Photographs: Charles Francis
February 2016: A conversation with owner Carole Vincent
An exposed north coast site is not the obvious place for a garden. What made you decide to live and garden here?
I had always dreamed of living in a cottage by the sea, with roses round the door, and I could see that this was somewhere where I could have painting and sculpture classes. That was more than 50 years ago. I knew that gardening here was going to be quite a challenge, as the land faces north, and a lot of wind and salt come in. I started by doing drawings of the garden I wanted to create: it looks out onto the cliffs, and I wanted it to follow their shapes. Then I set about making the garden, with a pickaxe, a shovel and a wheelbarrow — I had no digger and no help. I built walls and paths, and put in a greenhouse and a pergola. As a sculptor, I am interested in structure. But once you have the structure, it needs softening, so you have to go for loads of plants.
How did you decide what to plant?
It’s a question of what will grow. Fuchsias do well here, and skimmias are also good growers. I push my luck sometimes, but I have to accept it when plants say: “I don’t like it here”. To start with, I mostly planted shelterbelt stuff — a lot of pines, fatsias, and a bay tree, which is now huge. I’m beginning to regret that I put in so many big trees, even though they keep the worst of the wind away. I spend masses of time clearing up pine needles in the autumn.
How did Half Acre become the one-and-a-half acre garden you have now?
I bought more land to build a new studio, so I had another area of garden to construct.

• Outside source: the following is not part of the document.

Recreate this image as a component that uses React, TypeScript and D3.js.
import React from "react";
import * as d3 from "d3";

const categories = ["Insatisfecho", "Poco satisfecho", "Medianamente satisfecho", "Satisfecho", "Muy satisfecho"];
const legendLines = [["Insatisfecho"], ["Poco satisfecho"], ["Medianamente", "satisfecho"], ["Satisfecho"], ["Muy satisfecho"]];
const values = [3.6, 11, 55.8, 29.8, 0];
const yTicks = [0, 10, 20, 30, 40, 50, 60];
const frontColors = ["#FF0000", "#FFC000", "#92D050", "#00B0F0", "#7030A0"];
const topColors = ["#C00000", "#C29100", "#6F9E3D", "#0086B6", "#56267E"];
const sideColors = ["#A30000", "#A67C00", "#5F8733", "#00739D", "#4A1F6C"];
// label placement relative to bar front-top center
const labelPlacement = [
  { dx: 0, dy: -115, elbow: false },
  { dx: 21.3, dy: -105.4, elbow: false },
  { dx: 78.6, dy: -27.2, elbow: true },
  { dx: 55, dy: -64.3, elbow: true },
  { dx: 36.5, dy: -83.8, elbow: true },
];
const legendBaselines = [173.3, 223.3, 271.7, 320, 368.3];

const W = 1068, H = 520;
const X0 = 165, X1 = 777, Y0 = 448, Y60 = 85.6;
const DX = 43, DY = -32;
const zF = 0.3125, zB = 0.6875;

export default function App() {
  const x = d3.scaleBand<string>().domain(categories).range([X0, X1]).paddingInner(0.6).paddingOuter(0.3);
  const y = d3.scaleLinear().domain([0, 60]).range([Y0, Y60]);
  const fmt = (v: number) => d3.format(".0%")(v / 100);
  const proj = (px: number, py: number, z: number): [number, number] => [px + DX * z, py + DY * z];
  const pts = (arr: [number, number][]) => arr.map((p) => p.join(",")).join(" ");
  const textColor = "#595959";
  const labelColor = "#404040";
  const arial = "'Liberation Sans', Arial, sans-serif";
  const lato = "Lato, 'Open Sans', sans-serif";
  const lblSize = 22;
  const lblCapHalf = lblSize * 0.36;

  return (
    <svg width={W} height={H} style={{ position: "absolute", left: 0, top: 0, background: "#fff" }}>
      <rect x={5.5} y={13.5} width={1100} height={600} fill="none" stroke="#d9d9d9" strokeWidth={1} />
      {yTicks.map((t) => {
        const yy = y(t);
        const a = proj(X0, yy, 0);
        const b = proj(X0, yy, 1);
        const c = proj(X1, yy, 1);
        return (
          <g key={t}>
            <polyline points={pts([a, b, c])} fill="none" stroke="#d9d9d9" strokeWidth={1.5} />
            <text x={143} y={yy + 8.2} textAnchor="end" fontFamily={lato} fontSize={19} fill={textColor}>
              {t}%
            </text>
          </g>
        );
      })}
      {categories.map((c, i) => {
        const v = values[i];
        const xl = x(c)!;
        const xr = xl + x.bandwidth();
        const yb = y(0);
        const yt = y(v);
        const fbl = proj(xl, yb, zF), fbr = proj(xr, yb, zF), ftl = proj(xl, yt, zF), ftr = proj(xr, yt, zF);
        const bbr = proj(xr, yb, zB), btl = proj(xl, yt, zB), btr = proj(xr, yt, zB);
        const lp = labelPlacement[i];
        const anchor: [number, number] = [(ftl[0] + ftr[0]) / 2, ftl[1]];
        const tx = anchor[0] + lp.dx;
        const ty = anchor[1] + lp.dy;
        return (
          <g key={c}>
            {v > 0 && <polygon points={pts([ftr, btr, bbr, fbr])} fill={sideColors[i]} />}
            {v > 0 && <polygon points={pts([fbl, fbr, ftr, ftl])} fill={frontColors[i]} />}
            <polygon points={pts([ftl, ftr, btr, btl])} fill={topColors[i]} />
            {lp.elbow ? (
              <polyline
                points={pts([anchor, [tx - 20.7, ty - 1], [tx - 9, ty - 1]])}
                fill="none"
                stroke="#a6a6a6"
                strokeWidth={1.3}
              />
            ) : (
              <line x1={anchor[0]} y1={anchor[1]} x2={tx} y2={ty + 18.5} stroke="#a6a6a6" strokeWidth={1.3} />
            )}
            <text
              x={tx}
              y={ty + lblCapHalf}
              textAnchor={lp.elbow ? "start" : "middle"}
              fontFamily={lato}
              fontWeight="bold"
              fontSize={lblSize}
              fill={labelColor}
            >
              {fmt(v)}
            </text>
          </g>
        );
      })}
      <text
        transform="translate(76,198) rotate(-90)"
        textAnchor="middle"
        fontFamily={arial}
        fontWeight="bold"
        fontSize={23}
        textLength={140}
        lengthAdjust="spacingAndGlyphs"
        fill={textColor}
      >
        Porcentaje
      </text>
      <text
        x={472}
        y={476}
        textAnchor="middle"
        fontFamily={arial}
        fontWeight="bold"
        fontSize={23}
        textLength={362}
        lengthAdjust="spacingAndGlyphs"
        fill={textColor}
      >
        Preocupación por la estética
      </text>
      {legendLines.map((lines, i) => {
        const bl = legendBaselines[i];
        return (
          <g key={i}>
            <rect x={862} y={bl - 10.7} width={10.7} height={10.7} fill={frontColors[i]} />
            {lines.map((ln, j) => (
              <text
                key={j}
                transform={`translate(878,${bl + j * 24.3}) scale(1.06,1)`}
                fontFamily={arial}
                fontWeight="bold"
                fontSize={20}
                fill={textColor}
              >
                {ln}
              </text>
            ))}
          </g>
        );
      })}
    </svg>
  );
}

There’s also a wood, which is lovely in the spring, with snowdrops, daffodils and then bluebells. The wood is the highest part of the garden, and in June and July, you can see the sun setting between Boscastle Lookout and the church. It’s also my recycling area. I’ve made a dead hedge using twiggy material bound together with bamboo and string: it’s a good barricade against the wind and very wildlife-friendly. Decent-sized branches go in the dead hedge, and the rest is burned or goes in the compost heap. There’s enough top dressing for the whole garden.

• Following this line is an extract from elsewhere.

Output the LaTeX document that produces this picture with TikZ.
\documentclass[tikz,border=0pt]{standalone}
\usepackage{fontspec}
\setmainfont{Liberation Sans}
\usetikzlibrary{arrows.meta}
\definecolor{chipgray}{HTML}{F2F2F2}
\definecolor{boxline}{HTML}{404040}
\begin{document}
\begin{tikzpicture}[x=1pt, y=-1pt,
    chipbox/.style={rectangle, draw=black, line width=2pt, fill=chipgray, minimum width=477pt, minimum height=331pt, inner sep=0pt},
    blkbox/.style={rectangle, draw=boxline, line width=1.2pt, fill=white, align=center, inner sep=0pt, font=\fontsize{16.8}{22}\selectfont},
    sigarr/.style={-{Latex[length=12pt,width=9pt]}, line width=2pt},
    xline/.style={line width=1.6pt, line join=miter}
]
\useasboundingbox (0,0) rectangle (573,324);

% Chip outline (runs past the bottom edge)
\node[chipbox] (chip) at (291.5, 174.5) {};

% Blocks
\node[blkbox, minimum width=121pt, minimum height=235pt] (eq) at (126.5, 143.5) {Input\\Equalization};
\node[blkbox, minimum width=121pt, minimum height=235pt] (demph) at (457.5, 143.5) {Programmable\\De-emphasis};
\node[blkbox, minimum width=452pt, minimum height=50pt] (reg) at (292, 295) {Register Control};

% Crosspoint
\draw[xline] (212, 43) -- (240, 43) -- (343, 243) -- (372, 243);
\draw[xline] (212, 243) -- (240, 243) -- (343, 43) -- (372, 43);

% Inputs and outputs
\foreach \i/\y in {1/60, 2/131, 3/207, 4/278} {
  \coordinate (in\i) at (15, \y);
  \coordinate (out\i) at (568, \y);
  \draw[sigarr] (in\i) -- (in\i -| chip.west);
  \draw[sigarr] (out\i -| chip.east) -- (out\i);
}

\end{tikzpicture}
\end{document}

The garden is a wonderful setting for your colourful concrete sculptures. When did your fascination with concrete begin?
My father had a small concrete works in Devon, and I used to help out when I was little. In my early days as a sculptor, I couldn’t afford large chunks of wood or stone, so I started experimenting with colour in concrete.
There are quite a few of my large-scale commissions in Devon and the Channel Islands, and one in Cornwall: the Bude Light which I was invited to do to mark the Millennium. I decided on a tall cone — as it’s a stable structure — in the colours of sand, sea and sky, with a light at the top to commemorate Goldsworthy Gurney, inventor of the original Bude Light, a very bright oil lamp.
The Blue Circle garden, with its circular ponds and vibrant colours, is a distinctive feature of Half Acre. What was the thinking behind it?
I wanted some ponds here, and originally I was going to make them with slate and granite — but I knew I had to prove that coloured concrete would work. I wanted pink punctuation as a contrast to the blue concrete and brick, so I made lots of pots and filled them with geraniums. When I was invited to take the garden to the Chelsea Flower Show, the pots all went up there, and I remade all the bricks on site. The Blue Circle garden is still evolving. Last year, I took out the grasses around the ponds and planted astilbes and primulas.
Do you have any favourite plants?
I like echiums because they’re sculptural — I’m always growing more from seed. I lost a lot when we had two bad winters, so last year, I put them close to the greenhouse with fleece on top. A friend brought me some red echium seeds from Tenerife, so I’m looking forward to them flowering in a couple of years. I also have lots of David Austin roses dotted around, mostly white and pink. I still have a ‘Dorothy Perkins’ rose which was here when I came. Last year, I had a really good show of roses, but the weekend I opened for the National Garden Scheme was too early for them, so this year, the garden will be open one week later.
What are your other plans for 2016?
I’ve got a lot of daffodils to go in the wood, and I’m growing tulips, which I’ll put out in April. I’m also chancing my arm with salvias this year, although I may have to put them indoors for the winter. There’s not much going on in the greenhouse at the moment, but I’ll soon be busy there, and in the meantime, it’s a nice little haven from the wind and rain.